| AVAILABLE DATA |
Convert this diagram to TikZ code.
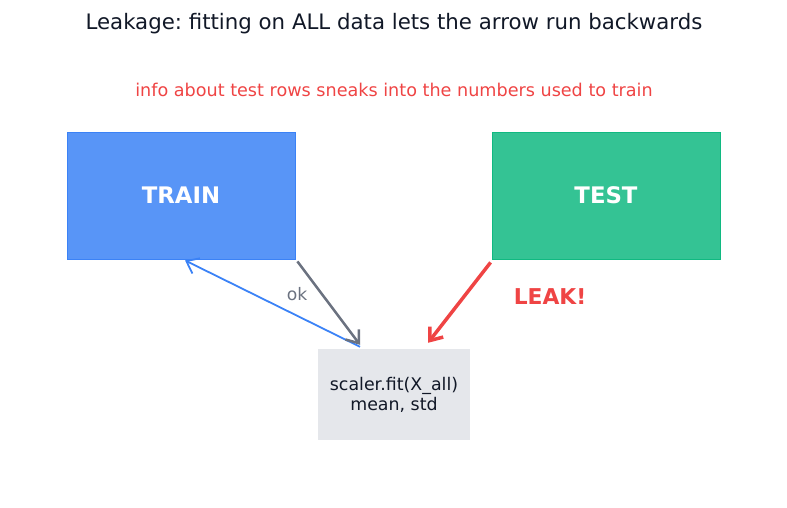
\documentclass[tikz,border=0pt]{standalone}
\usepackage{fontspec}
\setmainfont{DejaVu Sans}
\usepackage{xcolor}
\usepackage{tikz}
\usetikzlibrary{arrows.meta}
\definecolor{leakblue}{RGB}{59,130,246}
\definecolor{leakgreen}{RGB}{16,185,129}
\definecolor{leakred}{RGB}{239,68,68}
\definecolor{leakgray}{RGB}{107,114,128}
\definecolor{leakpanel}{RGB}{229,231,235}
\definecolor{leakink}{RGB}{17,24,39}
\frenchspacing

\tikzset{
  setbox/.style={draw=#1,fill=#1,fill opacity=0.85,text opacity=1,thick,
    minimum width=228pt,minimum height=127pt,inner sep=0pt,text=white,
    font=\fontsize{22.8}{27}\selectfont\bfseries},
  fitbox/.style={fill=leakpanel,minimum width=152pt,minimum height=91pt,
    inner sep=0pt,align=center,text=leakink,font=\fontsize{17.4}{20}\selectfont},
  flow/.style={line width=#1,-{Straight Barb[length=11pt,width=17pt]}}
}

\begin{document}
\begin{tikzpicture}[x=1pt,y=-1pt]
  \useasboundingbox (0,0) rectangle (787,508);
  \node[text=leakink,font=\fontsize{21.3}{25}\selectfont] (title) at (394,24) {Leakage: fitting on ALL data lets the arrow run backwards};
  \node[text=leakred,font=\fontsize{17.6}{21}\selectfont] (sub) at (394,90) {info about test rows sneaks into the numbers used to train};
  \node[setbox=leakblue] (train) at (181,195.5) {TRAIN};
  \node[setbox=leakgreen] (test) at (606,195.5) {TEST};
  \node[fitbox] (scaler) at (394,394.5) {scaler.fit(X\_all)\\mean, std};
  % the one honest arrow and the two that leak
  \draw[leakblue,flow=1.8pt] ([xshift=-34pt,yshift=2pt]scaler.north) -- ([xshift=4pt,yshift=-1pt]train.south);
  \draw[leakgray,flow=2.5pt] ([xshift=2pt,yshift=-2pt]train.south east) -- ([xshift=-34pt,yshift=4pt]scaler.north);
  \draw[leakred,flow=3.5pt] ([xshift=-1pt,yshift=-3pt]test.south west) -- ([xshift=34pt,yshift=6pt]scaler.north);
  \node[text=leakgray,font=\fontsize{17.2}{20}\selectfont] (ok) at (297,294) {ok};
  \node[text=leakred,font=\fontsize{21.8}{26}\selectfont\bfseries] (leak) at (550,297) {LEAK!};
\end{tikzpicture}
\end{document}
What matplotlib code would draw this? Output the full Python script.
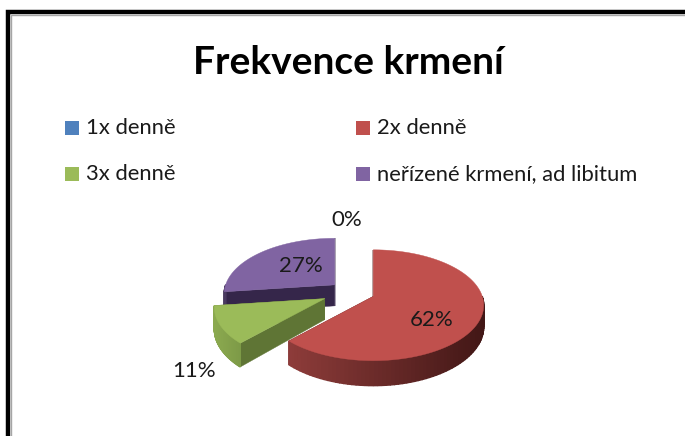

| STATED GOAL |
Transcribe the full listing character for character. Pictures are excluded.

| WRITTEN SOLUTION |
Convert this diagram to TikZ code.
\documentclass[tikz,border=0pt]{standalone}
\usepackage{fontspec}
\setmainfont{DejaVu Sans}
\usepackage{xcolor}
\usepackage{tikz}
\usetikzlibrary{arrows.meta}
\definecolor{leakblue}{RGB}{59,130,246}
\definecolor{leakgreen}{RGB}{16,185,129}
\definecolor{leakred}{RGB}{239,68,68}
\definecolor{leakgray}{RGB}{107,114,128}
\definecolor{leakpanel}{RGB}{229,231,235}
\definecolor{leakink}{RGB}{17,24,39}
\frenchspacing

\tikzset{
  setbox/.style={draw=#1,fill=#1,fill opacity=0.85,text opacity=1,thick,
    minimum width=228pt,minimum height=127pt,inner sep=0pt,text=white,
    font=\fontsize{22.8}{27}\selectfont\bfseries},
  fitbox/.style={fill=leakpanel,minimum width=152pt,minimum height=91pt,
    inner sep=0pt,align=center,text=leakink,font=\fontsize{17.4}{20}\selectfont},
  flow/.style={line width=#1,-{Straight Barb[length=11pt,width=17pt]}}
}

\begin{document}
\begin{tikzpicture}[x=1pt,y=-1pt]
  \useasboundingbox (0,0) rectangle (787,508);
  \node[text=leakink,font=\fontsize{21.3}{25}\selectfont] (title) at (394,24) {Leakage: fitting on ALL data lets the arrow run backwards};
  \node[text=leakred,font=\fontsize{17.6}{21}\selectfont] (sub) at (394,90) {info about test rows sneaks into the numbers used to train};
  \node[setbox=leakblue] (train) at (181,195.5) {TRAIN};
  \node[setbox=leakgreen] (test) at (606,195.5) {TEST};
  \node[fitbox] (scaler) at (394,394.5) {scaler.fit(X\_all)\\mean, std};
  % the one honest arrow and the two that leak
  \draw[leakblue,flow=1.8pt] ([xshift=-34pt,yshift=2pt]scaler.north) -- ([xshift=4pt,yshift=-1pt]train.south);
  \draw[leakgray,flow=2.5pt] ([xshift=2pt,yshift=-2pt]train.south east) -- ([xshift=-34pt,yshift=4pt]scaler.north);
  \draw[leakred,flow=3.5pt] ([xshift=-1pt,yshift=-3pt]test.south west) -- ([xshift=34pt,yshift=6pt]scaler.north);
  \node[text=leakgray,font=\fontsize{17.2}{20}\selectfont] (ok) at (297,294) {ok};
  \node[text=leakred,font=\fontsize{21.8}{26}\selectfont\bfseries] (leak) at (550,297) {LEAK!};
\end{tikzpicture}
\end{document}
What matplotlib code would draw this? Output the full Python script.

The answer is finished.